> _What to do_
Take the lines from the head of the listing through the one bearing "return 1 - y / H" and copy them exactly, leaving every picture out.
** Begin Material for this task **
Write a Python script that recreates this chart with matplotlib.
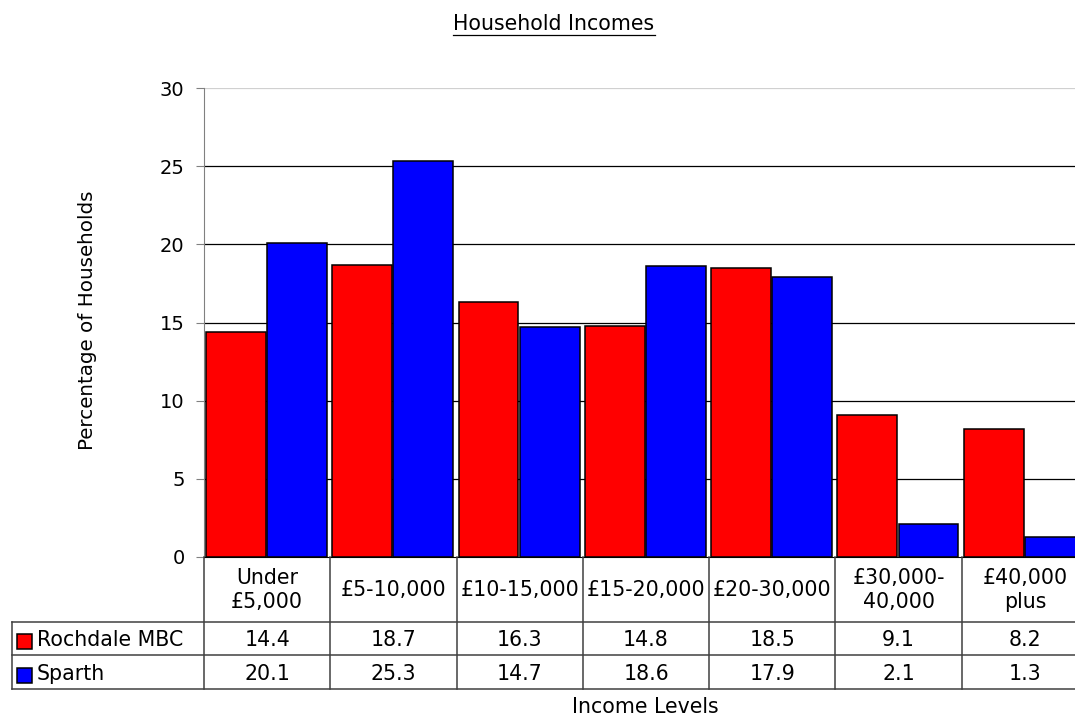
import matplotlib
matplotlib.use('Agg')
import matplotlib.pyplot as plt
from matplotlib.transforms import blended_transform_factory
from matplotlib.patches import Rectangle
from matplotlib.lines import Line2D

plt.rcParams['font.family'] = ['DejaVu Sans']

categories = ['Under\n£5,000', '£5-10,000', '£10-15,000', '£15-20,000',
              '£20-30,000', '£30,000-\n40,000', '£40,000\nplus']
series_names = ['Rochdale MBC', 'Sparth']
rochdale = [14.4, 18.7, 16.3, 14.8, 18.5, 9.1, 8.2]
sparth = [20.1, 25.3, 14.7, 18.6, 17.9, 2.1, 1.3]
colors = ['#ff0000', '#0000ff']
yticks = [0, 5, 10, 15, 20, 25, 30]

W, H = 1075, 716
FS = 14.8
fig = plt.figure(figsize=(W / 100, H / 100), dpi=100)


def fy(y):
    # pixel row (from top) -> figure fraction
    return 1 - y / H


ax = fig.add_axes([204 / W, fy(557), 884 / W, 469 / H])
n = len(categories)
xs = list(range(n))
bw = 0.474
ax.bar([x - 0.5 + 0.016 for x in xs], rochdale, width=bw, align='edge',
       color=colors[0], edgecolor='black', linewidth=1.1, zorder=3)
ax.bar([x - 0.5 + 0.5 for x in xs], sparth, width=bw, align='edge',
       color=colors[1], edgecolor='black', linewidth=1.1, zorder=3)

ax.set_xlim(-0.5, n - 0.5)
ax.set_ylim(0, 30)
ax.set_yticks(yticks)
ax.set_xticks([])
for y in yticks[1:-1]:
    ax.axhline(y, color='black', linewidth=0.9, zorder=1)
ax.axhline(30, color='#d0d0d0', linewidth=0.9, zorder=1)
for s in ['top', 'right']:
    ax.spines[s].set_visible(False)
ax.spines['left'].set_color('#808080')
ax.spines['bottom'].set_color('black')
ax.tick_params(axis='y', length=6, color='#808080', labelsize=14, pad=8)

# data table under the axis
tr = blended_transform_factory(ax.transData, fig.transFigure)
lc = '#404040'
for i in range(n + 1):
    fig.add_artist(Line2D([i - 0.5, i - 0.5], [fy(557), fy(689)],
                          transform=tr, color=lc, linewidth=1.1))
for yy in [622, 655, 689]:
    fig.add_artist(Line2D([12 / W, 1.02], [fy(yy), fy(yy)],
                          transform=fig.transFigure, color=lc, linewidth=1.1))
fig.add_artist(Line2D([12 / W, 12 / W], [fy(622), fy(689)],
                      transform=fig.transFigure, color=lc, linewidth=1.1))

for i, lab in enumerate(categories):
    fig.text(i, fy(590), lab, transform=tr, ha='center', va='center',
             fontsize=FS, linespacing=1.25)
    fig.text(i, fy(640), f'{rochdale[i]:.1f}', transform=tr,
             ha='center', va='center', fontsize=FS)
    fig.text(i, fy(673.5), f'{sparth[i]:.1f}', transform=tr,
             ha='center', va='center', fontsize=FS)

for k, (name, yc) in enumerate(zip(series_names, [641.5, 675.5])):
    fig.add_artist(Rectangle((17 / W, fy(yc + 7.5)), 15 / W, 15 / H,
                             transform=fig.transFigure, facecolor=colors[k],
                             edgecolor='black', linewidth=1.1))
    fig.text(37 / W, fy(yc - 1.5), name, ha='left', va='center', fontsize=FS)

fig.text(88 / W, fy(320), 'Percentage of Households', rotation=90,
         ha='center', va='center', fontsize=14.3)
fig.text(645 / W, fy(707), 'Income Levels', ha='center', va='center',
         fontsize=FS)

title = fig.text(554 / W, fy(24), 'Household Incomes', ha='center',
                 va='center', fontsize=FS)
fig.canvas.draw()
bb = title.get_window_extent()
fig.add_artist(Line2D([bb.x0 / W, bb.x1 / W], [fy(35), fy(35)],
                      transform=fig.transFigure, color='black', linewidth=0.9))

fig.savefig('out.png', dpi=100)
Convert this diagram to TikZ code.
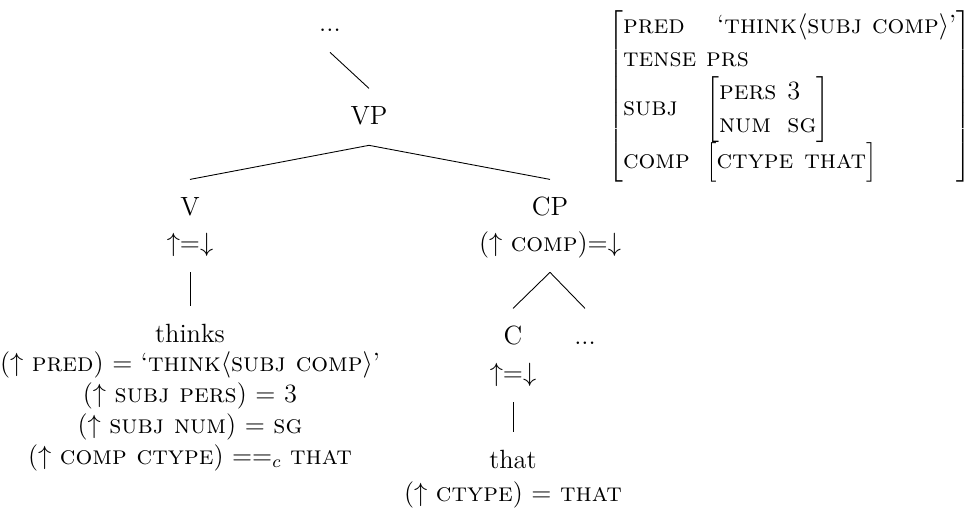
** End Material for this task **
> _Final result_
Write a Python script that recreates this chart with matplotlib.
import matplotlib
matplotlib.use('Agg')
import matplotlib.pyplot as plt
from matplotlib.transforms import blended_transform_factory
from matplotlib.patches import Rectangle
from matplotlib.lines import Line2D

plt.rcParams['font.family'] = ['DejaVu Sans']

categories = ['Under\n£5,000', '£5-10,000', '£10-15,000', '£15-20,000',
              '£20-30,000', '£30,000-\n40,000', '£40,000\nplus']
series_names = ['Rochdale MBC', 'Sparth']
rochdale = [14.4, 18.7, 16.3, 14.8, 18.5, 9.1, 8.2]
sparth = [20.1, 25.3, 14.7, 18.6, 17.9, 2.1, 1.3]
colors = ['#ff0000', '#0000ff']
yticks = [0, 5, 10, 15, 20, 25, 30]

W, H = 1075, 716
FS = 14.8
fig = plt.figure(figsize=(W / 100, H / 100), dpi=100)


def fy(y):
    # pixel row (from top) -> figure fraction
    return 1 - y / H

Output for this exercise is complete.